I think Sood (who blogs on this site) caught a whiff of it (although it is not clear what his wife was feeling)...before he cruised right past it into conventional sex:

"After half an hour or so of relative inactivity, I experienced an extraordinary merging moment, where I could no longer sense the boundary between my wife and myself. This followed a series of involuntary butterfly sensations of gurgling and contracting in and around our genitals. It felt supremely peaceful and I could have remained like that indefinitely."

I think the story of this couple also describes the bliss of the valley orgasm, although they were not even having intercourse. This suggests it's more of an energetic merging than a physical event. http://www.reuniting.info/wisdom/von_urban_sex_perfection_and_marital_ha...

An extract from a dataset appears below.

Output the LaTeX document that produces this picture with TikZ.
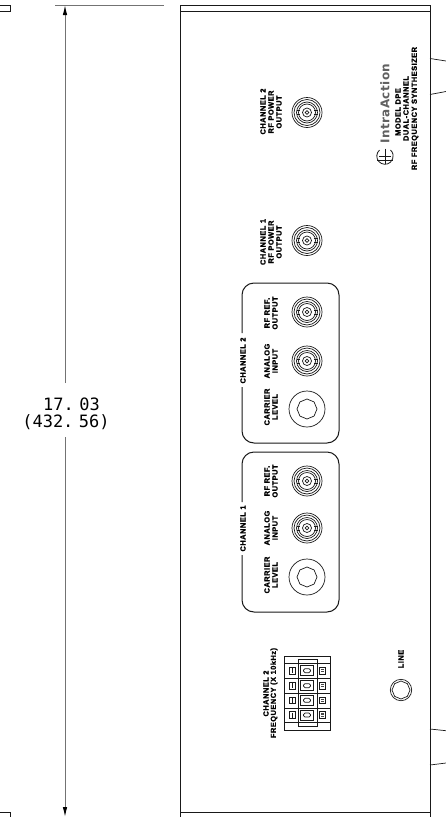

Finally, here's a passage that is supposedly from the oral teachings of Taoist master Lao Tzu, which also gets at the contrast between ordinary and "angelic" intercourse:

"A person's approach to sexuality is a sign of his level of evolution. Unevolved persons practice ordinary sexual intercourse. Placing all emphasis upon the sexual organs, they neglect the body's other organs and systems. Whatever physical energy is accumulated is summarily discharged, and the subtle energies are similarly dissipated and disordered. It is a great backward leap. For those who aspire to the higher realms of living, there is angelic dual cultivation. Because every portion of the body, mind, and spirit yearns for the integration of yin and yang, angelic intercourse is led by the spirit rather than the sexual organs. Where ordinary intercourse is effortful, angelic cultivation is calm, relaxed, quiet, and natural. Where ordinary intercourse unites sex organs with sex organs, angelic cultivation unites spirit with spirit, mind with mind, and every cell of one body with every cell of the other body. Culminating not in dissolution but in integration, it is an opportunity for a man and woman to mutually transform and uplift each other into the realm of bliss and wholeness."